Op 31 december 2022, de warmste eindejaarsdag ooit - 17°C alstublieft! - was het ‘s namiddags nog onduidelijk of het aangekondigde nieuwjaarsvuurwerk wel zou doorgaan. Wat een weer weer! Je waaide gewoon van de weg weg! Moge God Frank Deboosere met plagen plagen!
Het regende en woei dus. Ja, ik weet wel dat het ‘waaide’ moet zijn, maar ik citeer een zin uit een gedicht van Bertus Aafjes. Snelheden tot 80 km per uur haalde de wind. En het hemelwater gutste af en toe met bakken uit het zwerk. In Hasselt hadden ze het vuurwerkevenement ‘s morgens al afgelast. Tja, Hasselt ook. In Antwerpen daarentegen ging alles door zoals gepland en Brussel kon nog niet beslissen. Daar wachtten ze tot tien uur om de knoop door te hakken. Brussel en knopen doorhakken...

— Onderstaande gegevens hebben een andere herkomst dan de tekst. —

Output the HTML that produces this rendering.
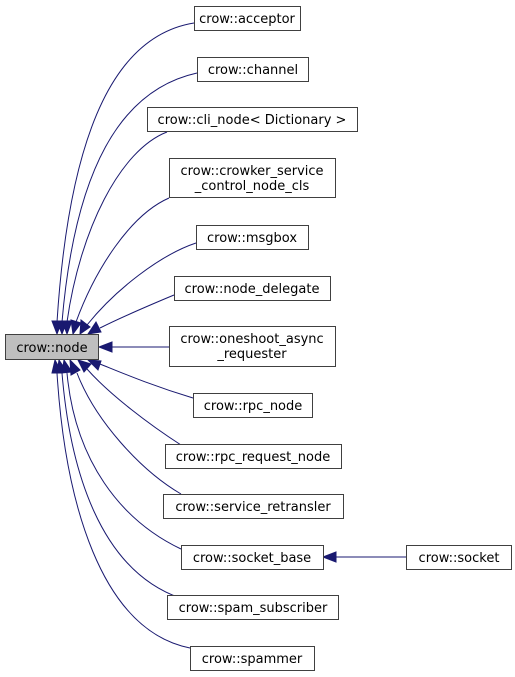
<!DOCTYPE html>
<html><head><meta charset="utf-8"><style>
html,body{margin:0;padding:0;background:#fff;}
svg{display:block;}
text{font-family:"DejaVu Sans","Liberation Sans",sans-serif;font-size:13px;fill:#000;}
</style></head><body>
<svg width="515" height="677" viewBox="0 0 515 677" xmlns="http://www.w3.org/2000/svg">
<g fill="none" stroke="#191970" stroke-width="1">
<path d="M194,23 C120,35 70,120 57,322"/>
<path d="M197,73 C120,90 75,170 62,322"/>
<path d="M167,132 C120,150 80,230 67,322"/>
<path d="M169,198 C130,215 95,270 76,322"/>
<path d="M196,243 C160,255 115,290 87,325"/>
<path d="M174,295 C150,305 120,318 100,328"/>
<path d="M169,347 L112,347"/>
<path d="M193,398 C150,385 120,372 100,364"/>
<path d="M181,445 C150,425 110,395 87,369"/>
<path d="M181,494 C140,470 95,420 77,373"/>
<path d="M181,549 C120,520 75,460 67,373"/>
<path d="M180,598 C100,570 70,470 62,373"/>
<path d="M190,648 C100,630 65,500 57,373"/>
<path d="M406,557 L336,557"/>
</g>
<g fill="#191970" stroke="#191970">
<polygon points="57,334 52,321 62,321"/>
<polygon points="62,334 57,321 67,321"/>
<polygon points="67,334 62,321 72,321"/>
<polygon points="73,334 71,320 81,323"/>
<polygon points="80,334 81,320 90,327"/>
<polygon points="88,334 96,322 101,332"/>
<polygon points="99,347 112,342 112,352"/>
<polygon points="88,360 101,361 98,370"/>
<polygon points="78,360 91,364 84,372"/>
<polygon points="70,360 80,370 71,375"/>
<polygon points="64,360 72,372 62,373"/>
<polygon points="59,360 67,372 57,373"/>
<polygon points="55,360 62,373 52,373"/>
<polygon points="323,557 336,552 336,562"/>
</g>
<g stroke="#404040" stroke-width="1" fill="#fff">
<rect x="5.5" y="334.5" width="93" height="25" fill="#bfbfbf"/>
<rect x="194.5" y="6.5" width="106" height="24"/>
<rect x="197.5" y="57.5" width="111" height="24"/>
<rect x="147.5" y="107.5" width="210" height="24"/>
<rect x="169.5" y="158.5" width="166" height="39"/>
<rect x="196.5" y="225.5" width="112" height="24"/>
<rect x="174.5" y="276.5" width="156" height="24"/>
<rect x="169.5" y="326.5" width="166" height="40"/>
<rect x="193.5" y="393.5" width="119" height="24"/>
<rect x="165.5" y="444.5" width="176" height="24"/>
<rect x="163.5" y="494.5" width="180" height="24"/>
<rect x="181.5" y="545.5" width="142" height="24"/>
<rect x="406.5" y="545.5" width="105" height="24"/>
<rect x="167.5" y="595.5" width="171" height="24"/>
<rect x="190.5" y="646.5" width="124" height="24"/>
</g>
<g text-anchor="middle">
<text x="52" y="352">crow::node</text>
<text x="247" y="23">crow::acceptor</text>
<text x="253" y="74">crow::channel</text>
<text x="252" y="124">crow::cli_node&lt; Dictionary &gt;</text>
<text x="252" y="175">crow::crowker_service</text>
<text x="252" y="190">_control_node_cls</text>
<text x="252" y="242">crow::msgbox</text>
<text x="252" y="293">crow::node_delegate</text>
<text x="252" y="343">crow::oneshoot_async</text>
<text x="252" y="358">_requester</text>
<text x="253" y="410">crow::rpc_node</text>
<text x="253" y="461">crow::rpc_request_node</text>
<text x="253" y="511">crow::service_retransler</text>
<text x="252" y="562">crow::socket_base</text>
<text x="459" y="562">crow::socket</text>
<text x="253" y="612">crow::spam_subscriber</text>
<text x="252" y="663">crow::spammer</text>
</g>
</svg>
</body></html>
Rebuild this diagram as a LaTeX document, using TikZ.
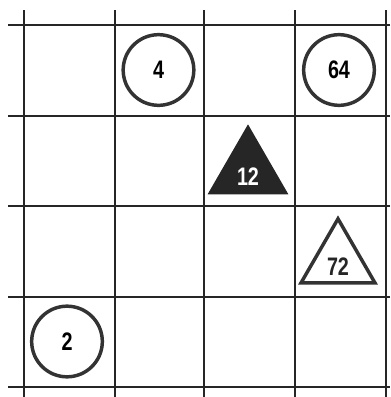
\documentclass[tikz,border=0pt]{standalone}
\usepackage{fontspec}
\setmainfont{Liberation Sans}[FakeStretch=0.78]
\usetikzlibrary{shapes.geometric}

\begin{document}
\begin{tikzpicture}[
x=0.75pt, y=-0.75pt,
gridline/.style={draw=black!85, line width=1pt},
numtext/.style={font=\fontsize{19}{19}\selectfont\bfseries},
ring/.style={circle, draw=black!80, line width=2.6pt, minimum size=53pt, inner sep=0pt, numtext},
darktri/.style={regular polygon, regular polygon sides=3, fill=black!85, draw=black!85, line width=1pt, minimum size=68pt, inner sep=0pt},
opentri/.style={regular polygon, regular polygon sides=3, draw=black!80, line width=2.6pt, minimum size=64pt, inner sep=0pt}
]
\useasboundingbox (0,0) rectangle (390,397);

% grid
\foreach \gx in {24,115,204,295,386}
  \draw[gridline] (\gx,10) -- (\gx,397);
\foreach \gy in {25,116,206,297,387}
  \draw[gridline] (8,\gy) -- (390,\gy);

% circles
\node[ring] (c4) at (158.5,70) {4};
\node[ring] (c64) at (339,70) {64};
\node[ring] (c2) at (67,341.5) {2};

% triangles
\node[darktri] (t12) at (248,171) {};
\node[numtext, text=white] (n12) at (248,177) {12};
\node[opentri] (t72) at (338,261.5) {};
\node[numtext, text=black!85] (n72) at (338,267) {72};
\end{tikzpicture}
\end{document}
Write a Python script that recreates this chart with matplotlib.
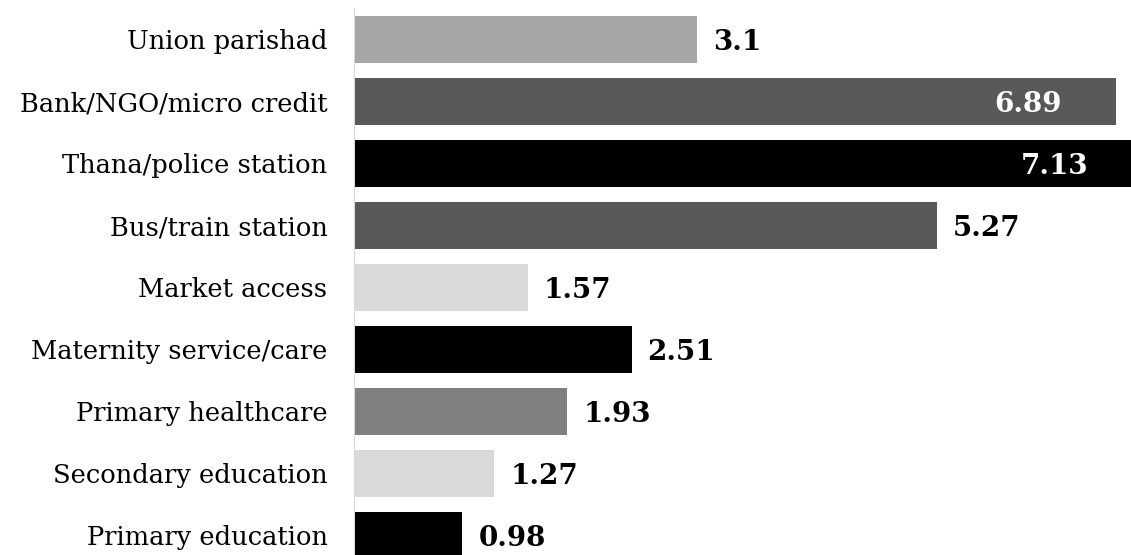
import matplotlib.pyplot as plt
import numpy as np

categories = ['Union parishad', 'Bank/NGO/micro credit', 'Thana/police station',
              'Bus/train station', 'Market access', 'Maternity service/care',
              'Primary healthcare', 'Secondary education', 'Primary education']
values = [3.1, 6.89, 7.13, 5.27, 1.57, 2.51, 1.93, 1.27, 0.98]
colors = ['#a6a6a6', '#595959', '#000000', '#595959', '#d9d9d9',
          '#000000', '#808080', '#d9d9d9', '#000000']
# bars whose value label sits inside the bar
inside = [False, True, True, False, False, False, False, False, False]

fig = plt.figure(figsize=(11.31, 5.55), dpi=100)
ax = fig.add_axes([354 / 1131, 0, 1 - 354 / 1131, 1])

y = np.arange(len(categories))
ax.barh(y, values, height=0.77, color=colors)
ax.set_xlim(0, 7.025)
ax.set_ylim(8.315, -0.637)

for i, v in enumerate(values):
    if inside[i]:
        ax.annotate(str(v), (v, i), xytext=(-54, -3), textcoords='offset pixels',
                    ha='right', va='center', color='white', fontsize=20,
                    fontweight='bold', family='DejaVu Serif', annotation_clip=False)
    else:
        ax.annotate(str(v), (v, i), xytext=(16, -3), textcoords='offset pixels',
                    ha='left', va='center', color='black', fontsize=20,
                    fontweight='bold', family='DejaVu Serif', annotation_clip=False)

ax.set_yticks(y)
ax.set_yticklabels(categories, family='DejaVu Serif', fontsize=18.5)
ax.tick_params(axis='y', length=0, pad=19)
ax.set_xticks([])
for s in ['top', 'right', 'bottom']:
    ax.spines[s].set_visible(False)
ax.spines['left'].set_color('#d9d9d9')
ax.spines['left'].set_bounds(8.315, -0.49)

fig.savefig('out.png', dpi=100)
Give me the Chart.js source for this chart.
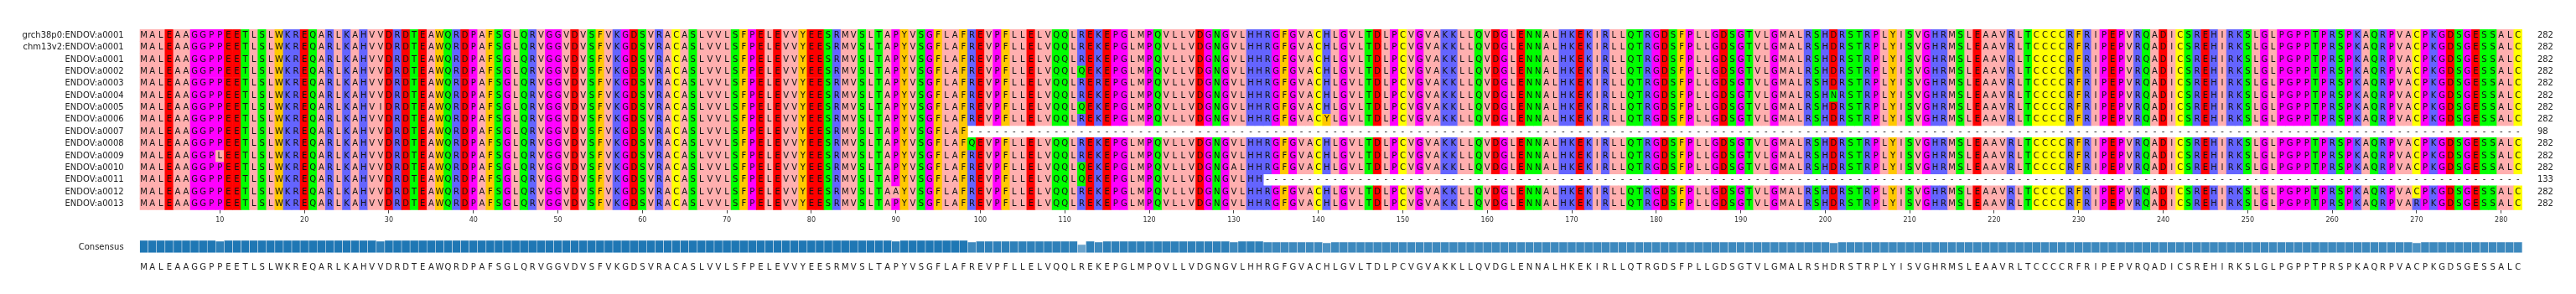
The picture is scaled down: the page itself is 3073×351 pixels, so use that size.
<!DOCTYPE html>
<html><head><meta charset="utf-8">
<script src="https://cdn.jsdelivr.net/npm/chart.js@4.4.1/dist/chart.umd.min.js"></script>
<style>
html,body{margin:0;padding:0;background:#fff;width:3073px;height:351px;overflow:hidden}
canvas{position:absolute;left:0}
#top{top:0}
#bot{top:270px}
</style></head><body>
<canvas id="top" width="3073" height="270"></canvas>
<canvas id="bot" width="3073" height="81"></canvas>
<script>
// ---- data ----
const names = ['grch38p0:ENDOV:a0001','chm13v2:ENDOV:a0001','ENDOV:a0001','ENDOV:a0002','ENDOV:a0003',
  'ENDOV:a0004','ENDOV:a0005','ENDOV:a0006','ENDOV:a0007','ENDOV:a0008','ENDOV:a0009','ENDOV:a0010',
  'ENDOV:a0011','ENDOV:a0012','ENDOV:a0013'];
const seqLengths = [282,282,282,282,282,282,282,282,98,282,282,282,133,282,282];
const consensusChunks = [
  'MALEAAGGP','PEETLSLWKREQARLKAHVVDRDTEA','WQRDPAFSGLQRVGGVDVSFVKGDS','VRACASLVVLSFPELEVVYEESRMV',
  'SLTAPYVSGFLAFREVPFLLELVQQL','REKEPGLMPQVLLVDGNGVLHHRGF','GVACHLGVLTDLPCVGVAKKLLQVD',
  'GLENNALHKEKIRLLQTRGDSFPLLG','DSGTVLGMALRSHDRSTRPLYISVG','HRMSLEAAVRLTCCCCRFRIPEPVRQ',
  'ADICSREHIRKSLGLPGPPTPRSPK','AQRPVACPKGDSGESSALC'];
const consensus = consensusChunks.join('');
// [row, position (1-based), residue]
const substitutions = [[3,112,'Q'],[4,114,'R'],[5,201,'N'],[6,29,'I'],[6,112,'Q'],[7,141,'Y'],
  [9,99,'Q'],[10,10,'L'],[11,112,'Q'],[11,130,'A'],[12,112,'Q'],[13,90,'A'],[14,270,'R']];
const zappo = {A:'#ffafaf',I:'#ffafaf',L:'#ffafaf',M:'#ffafaf',V:'#ffafaf',F:'#ffc800',W:'#ffc800',Y:'#ffc800',
  K:'#6464ff',R:'#6464ff',H:'#6464ff',D:'#ff0000',E:'#ff0000',S:'#00ff00',T:'#00ff00',N:'#00ff00',Q:'#00ff00',
  P:'#ff00ff',G:'#ff00ff',C:'#ffff00'};

// ---- build alignment rows ----
const L = consensus.length;
const positions = Array.from({length: L}, (_, i) => i + 1);
const rows = names.map((n, r) => {
  const s = consensus.split('').map((c, j) => (j < seqLengths[r] ? c : '-'));
  return s;
});
substitutions.forEach(([r, p, c]) => { rows[r][p - 1] = c; });
// identity with the consensus residue, per column
const conservation = positions.map((p, j) =>
  rows.reduce((a, s) => a + (s[j] === consensus[j] ? 1 : 0), 0) / rows.length);

const FONT = 'DejaVu Sans';
const letterPlugin = {
  id: 'letters',
  afterDatasetsDraw(chart) {
    const {ctx, scales: {x, y}} = chart;
    ctx.save();
    ctx.font = '10px "' + FONT + '"';
    ctx.textAlign = 'center';
    ctx.textBaseline = 'middle';
    ctx.fillStyle = '#111';
    rows.forEach((seq, r) => {
      const py = y.getPixelForValue(r + 0.5);
      seq.forEach((c, j) => ctx.fillText(c, x.getPixelForValue(j), py));
    });
    ctx.restore();
  }
};

new Chart(document.getElementById('top'), {
  type: 'bar',
  data: {
    labels: positions,
    datasets: rows.map((seq, r) => ({
      data: seq.map(c => (c === '-' ? null : [r, r + 1])),
      backgroundColor: seq.map(c => zappo[c] || '#ffffff'),
      yAxisID: 'y'
    }))
  },
  options: {
    responsive: false, animation: false, devicePixelRatio: 1,
    layout: {padding: {top: 35, left: 0, right: 0, bottom: 0}},
    plugins: {legend: {display: false}, tooltip: {enabled: false}},
    datasets: {bar: {grouped: false, barPercentage: 1, categoryPercentage: 1, borderWidth: 0}},
    scales: {
      x: {
        type: 'category', offset: true,
        grid: {display: true, drawOnChartArea: false, offset: false, tickLength: 4, tickColor: '#444', tickWidth: 1},
        border: {display: false},
        ticks: {autoSkip: false, maxRotation: 0, padding: 3, font: {family: FONT, size: 8}, color: '#333'},
        afterBuildTicks(a) { a.ticks = a.ticks.filter(t => (t.value + 1) % 10 === 0); },
        afterFit(a) { a.height = 19.3; }
      },
      y: {
        type: 'linear', position: 'left', min: 0, max: 15, reverse: true,
        grid: {display: false}, border: {display: false},
        afterBuildTicks(a) { a.ticks = names.map((_, i) => ({value: i + 0.5})); },
        ticks: {autoSkip: false, padding: 11, font: {family: FONT, size: 10}, color: '#222',
          callback: v => names[Math.floor(v)]},
        afterFit(a) { a.width = 166.6; }
      },
      y2: {
        type: 'linear', position: 'right', min: 0, max: 15, reverse: true,
        grid: {display: false}, border: {display: false},
        afterBuildTicks(a) { a.ticks = seqLengths.map((_, i) => ({value: i + 0.5})); },
        ticks: {autoSkip: false, padding: 10, font: {family: FONT, size: 10}, color: '#222',
          callback: v => String(seqLengths[Math.floor(v)])},
        afterFit(a) { a.width = 64.1; }
      }
    }
  },
  plugins: [letterPlugin]
});

const base = [31, 119, 180];
new Chart(document.getElementById('bot'), {
  type: 'bar',
  data: {
    labels: consensus.split(''),
    datasets: [{
      data: conservation,
      backgroundColor: conservation.map(f => 'rgb(' + base.map(b => Math.round(255 - (255 - b) * f)).join(',') + ')'),
      borderColor: '#dfe8f0', borderWidth: 0.6, borderSkipped: 'start',
      barPercentage: 1, categoryPercentage: 1
    }]
  },
  options: {
    responsive: false, animation: false, devicePixelRatio: 1,
    layout: {padding: {top: 3.3, left: 0, right: 64.1, bottom: 0}},
    plugins: {legend: {display: false}, tooltip: {enabled: false}},
    scales: {
      x: {
        type: 'category', offset: true,
        grid: {display: false}, border: {display: false},
        ticks: {autoSkip: false, maxRotation: 0, minRotation: 0, padding: 4, font: {family: FONT, size: 10}, color: '#222'},
        afterFit(a) { a.height = 49.3; }
      },
      y: {
        type: 'linear', min: 0, max: 1,
        grid: {display: false}, border: {display: false},
        afterBuildTicks(a) { a.ticks = [{value: 0.4}]; },
        ticks: {padding: 11, font: {family: FONT, size: 10}, color: '#222', callback: () => 'Consensus'},
        afterFit(a) { a.width = 166.6; }
      }
    }
  }
});
</script>
</body></html>
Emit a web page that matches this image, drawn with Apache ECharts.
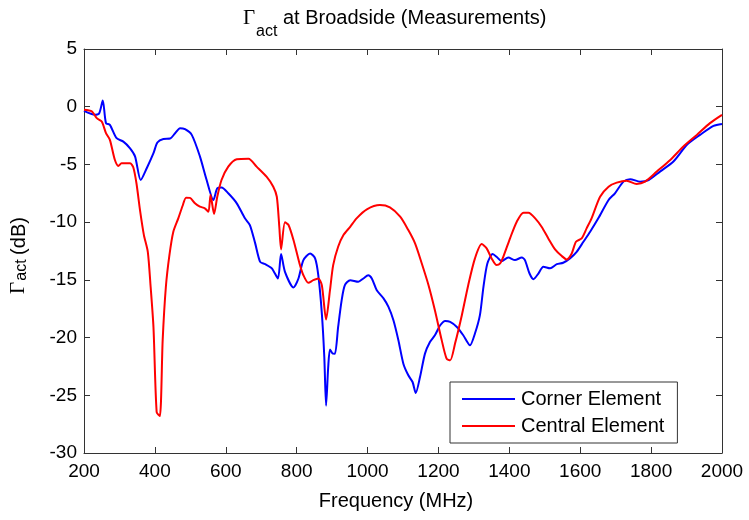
<!DOCTYPE html>
<html>
<head>
<meta charset="utf-8">
<script src="https://cdn.jsdelivr.net/npm/echarts@6/dist/echarts.min.js"></script>
<style>html,body{margin:0;padding:0;background:#fff}#c{width:749px;height:520px}</style>
</head>
<body>
<div id="c"></div>
<script>
var xTicks = [200, 400, 600, 800, 1000, 1200, 1400, 1600, 1800, 2000];
var yTicks = [-30, -25, -20, -15, -10, -5, 0, 5];
var seriesNames = ['Corner Element', 'Central Element'];

var cornerFreq = [200,231,243,253,262,273,292,311,330,344,360,377,396,407,424,443,457,471,485,504,527,546,565,576,588,607,631,654,668,683,697,711,730,747,756,767,791,805,819,838,852,861,871,878,883,889,894,902,908,917,927,936,951,974,988,1002,1012,1026,1045,1059,1073,1087,1101,1115,1127,1136,1148,1162,1176,1190,1205,1219,1233,1252,1270,1289,1303,1317,1327,1338,1353,1364,1378,1397,1416,1435,1444,1457,1468,1482,1496,1515,1534,1552,1571,1590,1609,1628,1651,1680,1698,1722,1741,1769,1793,1825,1863,1901,1938,1976,2000];
var cornerVals = [-0.36,-0.7,-0.56,0.54,-1.42,-1.57,-2.73,-3.02,-3.6,-4.3,-6.35,-5.33,-4.03,-3.1,-2.79,-2.76,-2.3,-1.86,-1.95,-2.44,-4.3,-6.35,-8.08,-7.07,-7.0,-7.5,-8.37,-9.67,-10.25,-11.84,-13.44,-13.64,-14.0,-14.88,-12.77,-14.3,-15.66,-14.88,-13.29,-12.71,-13.14,-14.6,-17.9,-21.7,-25.9,-22.55,-21.04,-21.39,-21.4,-19.08,-16.76,-15.46,-15.03,-15.17,-14.88,-14.6,-14.88,-15.9,-16.6,-17.34,-18.5,-20.23,-22.26,-23.27,-23.85,-24.8,-23.42,-21.39,-20.38,-19.8,-18.93,-18.56,-18.64,-19.08,-19.8,-20.67,-19.65,-18.06,-15.6,-13.58,-12.77,-13.0,-13.38,-13.06,-13.29,-13.06,-13.29,-14.45,-14.94,-14.45,-13.87,-14.0,-13.64,-13.52,-13.14,-12.57,-11.7,-10.83,-9.67,-8.08,-7.5,-6.49,-6.28,-6.49,-6.35,-5.62,-4.75,-3.3,-2.44,-1.66,-1.49];

var centralFreq = [200,222,236,250,262,273,287,297,306,330,339,348,358,369,380,388,396,405,414,422,431,441,452,466,478,488,499,513,527,541,551,557,567,576,588,607,631,664,687,715,734,744,751,756,767,777,791,808,819,833,847,861,871,883,894,903,917,932,951,969,998,1035,1063,1092,1115,1134,1153,1172,1190,1209,1223,1233,1247,1266,1284,1303,1322,1336,1350,1364,1374,1383,1402,1421,1440,1454,1473,1491,1510,1529,1548,1562,1576,1588,1604,1618,1632,1656,1680,1703,1731,1759,1783,1816,1854,1891,1929,1966,2000];
var centralVals = [-0.27,-0.41,-0.99,-1.28,-2.29,-2.87,-4.6,-5.13,-4.9,-4.9,-5.24,-6.63,-8.95,-11.12,-12.57,-15.6,-19.1,-26.46,-26.8,-20.2,-15.6,-12.86,-10.83,-9.67,-8.6,-7.88,-7.9,-8.37,-8.66,-8.8,-9.1,-7.65,-9.3,-7.8,-6.35,-5.19,-4.55,-4.5,-5.19,-6.06,-6.93,-7.8,-10.4,-12.36,-10.02,-10.25,-11.55,-13.58,-14.6,-15.26,-15.03,-14.88,-15.46,-18.44,-15.9,-13.72,-12.13,-11.12,-10.4,-9.67,-8.89,-8.52,-8.72,-9.53,-10.69,-11.84,-13.58,-15.46,-17.63,-20.2,-21.83,-21.97,-20.5,-18.06,-15.46,-13.14,-11.9,-12.27,-13.14,-13.72,-13.58,-13.0,-11.4,-9.96,-9.18,-9.18,-9.67,-10.4,-11.41,-12.36,-12.94,-13.23,-12.71,-11.7,-11.41,-10.54,-9.67,-7.8,-6.93,-6.58,-6.41,-6.69,-6.49,-5.62,-4.61,-3.45,-2.44,-1.42,-0.7];

function pairs(xs, ys) { return xs.map(function (x, i) { return [x, ys[i]]; }); }

var FONT = "'Liberation Sans', Arial, Helvetica, sans-serif";
var SERIF = "'Liberation Serif', 'Times New Roman', serif";
var axisColor = '#333';
function plain(v) { return String(v); }

function xAx(pos, showLabel) {
  return {
    type: 'value', position: pos, min: xTicks[0], max: xTicks[xTicks.length - 1],
    interval: xTicks[1] - xTicks[0],
    axisLine: { show: true, onZero: false, lineStyle: { color: axisColor, width: 1 } },
    axisTick: { show: true, inside: true, length: 6, lineStyle: { color: axisColor } },
    axisLabel: { show: showLabel, color: '#000', fontSize: 19, fontFamily: FONT, margin: 9, formatter: plain },
    splitLine: { show: false }
  };
}
function yAx(pos, showLabel) {
  return {
    type: 'value', position: pos, min: yTicks[0], max: yTicks[yTicks.length - 1],
    interval: yTicks[1] - yTicks[0],
    axisLine: { show: true, onZero: false, lineStyle: { color: axisColor, width: 1 } },
    axisTick: { show: true, inside: true, length: 6, lineStyle: { color: axisColor } },
    axisLabel: { show: showLabel, color: '#000', fontSize: 19, fontFamily: FONT, margin: 7, formatter: plain },
    splitLine: { show: false }
  };
}

var chart = echarts.init(document.getElementById('c'), null, { renderer: 'canvas' });
chart.setOption({
  backgroundColor: '#fff',
  animation: false,
  grid: { left: 84, right: 27, top: 49, bottom: 67, containLabel: false },
  xAxis: [xAx('bottom', true), xAx('top', false)],
  yAxis: [yAx('left', true), yAx('right', false)],
  legend: {
    left: 450, top: 382, orient: 'vertical',
    data: seriesNames,
    icon: 'rect', itemWidth: 53, itemHeight: 2, itemGap: 7,
    padding: [7, 13, 7, 12],
    borderColor: '#333', borderWidth: 1, backgroundColor: '#fff',
    textStyle: { color: '#000', fontSize: 20, fontFamily: FONT, padding: [0, 0, 0, 1], lineHeight: 20 }
  },
  graphic: [
    { type: 'text', left: 243, top: 8, style: { text: 'Γ', font: '21px ' + SERIF, fill: '#000' } },
    { type: 'text', left: 256, top: 24, style: { text: 'act', font: '16px ' + FONT, fill: '#000' } },
    { type: 'text', left: 283, top: 8, style: { text: 'at Broadside (Measurements)', font: '20px ' + FONT, fill: '#000' } },
    { type: 'text', x: 18, y: 288, rotation: Math.PI / 2, style: { text: 'Γ', font: '21px ' + SERIF, fill: '#000', align: 'center', verticalAlign: 'middle' } },
    { type: 'text', x: 22, y: 270, rotation: Math.PI / 2, style: { text: 'act', font: '16px ' + FONT, fill: '#000', align: 'center', verticalAlign: 'middle' } },
    { type: 'text', x: 19, y: 236, rotation: Math.PI / 2, style: { text: '(dB)', font: '20px ' + FONT, fill: '#000', align: 'center', verticalAlign: 'middle' } },
    { type: 'text', x: 396, y: 501, style: { text: 'Frequency (MHz)', font: '20px ' + FONT, fill: '#000', align: 'center', verticalAlign: 'middle' } }
  ],
  series: [
    { name: seriesNames[0], type: 'line', data: pairs(cornerFreq, cornerVals), symbol: 'none', smooth: 0.25,
      lineStyle: { color: '#0000ff', width: 2 }, itemStyle: { color: '#0000ff' }, z: 2 },
    { name: seriesNames[1], type: 'line', data: pairs(centralFreq, centralVals), symbol: 'none', smooth: 0.25,
      lineStyle: { color: '#ff0000', width: 2 }, itemStyle: { color: '#ff0000' }, z: 3 }
  ]
});
</script>
</body>
</html>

Weer of geen weer, op oudejaarsavond werd het in Lommel gewoon flitsen en knallen. Ze hielden de boel wel zo geluidsarm mogelijk en de hond-van-stand, die zich in ons gezelschap bevond - een keizerspoedel nota bene - deed of het hem allemaal worst was. Het massale publiek – er was echt wel veel volk – en de drukte maakten al evenmin indruk op hem. Zelfs toen burgemeester Bob himself ons even kwam begroeten keek het beest ongeïnteresseerd de andere kant op. Zo zie je maar: alles is relatief. Het was een heel mooi spektakel, dat wel. Een geslaagde en geapprecieerde combinatie tussen vuurwerk, lichtspel en muziek. De
ooohs en
aaahs waren niet van de lucht.
Ik had een paar dagen gasten op bezoek. Mijn schoondochter is Spaanse en zij vertelde ons dat het levensnoodzakelijk was om bij elke klokslag om middernacht een druif te eten. Twaalf stuks dus. Omdat mijn zoon beweerde dat het wis en zeker ongeluk bracht als je dat niet deed, had ik snel een minitrosje in mijn jaszak gestopt. Maar er was op het Hertog Janplein helemaal geen klok die twaalf keer sloeg. Bovendien liet mijn spreekwoordelijke handigheid me deerlijk in de steek toen ik ze uit mijn zak probeerde te halen. Er bleven er maar een stuk of vier over die nog eetbaar waren. Thuis heb ik er schuldbewust nog gauw stiekem acht uit de schaal gepikt en doorgeslikt, maar dat telt niet, denk ik. Ik hou mijn hart vast voor al het onheil dat ergens, in een hinderlaag, op mij wacht.
Oef, veilig terug thuis! Op een van de talloze TV-stations verscheen een beeldbericht over de smerige oorlog in Oekraïne. Lichamen lagen kriskras over de straat ergens in Marioepol. Moeders en kinderen huilden. En ik zou me zorgen maken om twaalf druiven die ik had moeten eten?
Ik laat het gezelschap even in de steek en google op mijn desktop dat gedicht van Bertus Aafjes: ‘De laatste brief’. Het gaat over een soldaat die ligt te slapen in het gras. Ik lees:
Er viel een vogel die geen vogel was, niet ver van hem tussen de kruiden. En hij werd niet meer wakker want het gras werd rood, en ieder weet wat dat beduidde.
En wat verder:
Maar uit zijn jas, terwijl hij liggen bleef, bevrijdde zich het laatste wat hij schreef: “Liefste, de oorlog is nog niet begonnen.”
Even moet ik slikken. Dan begeef ik me weer onder het gezelschap. Glas schuimwijn in de hand. Ik heb me alweer herpakt, hoor.
Ik wens jullie allemaal een gelukkig, gezond en voorspoedig 2023.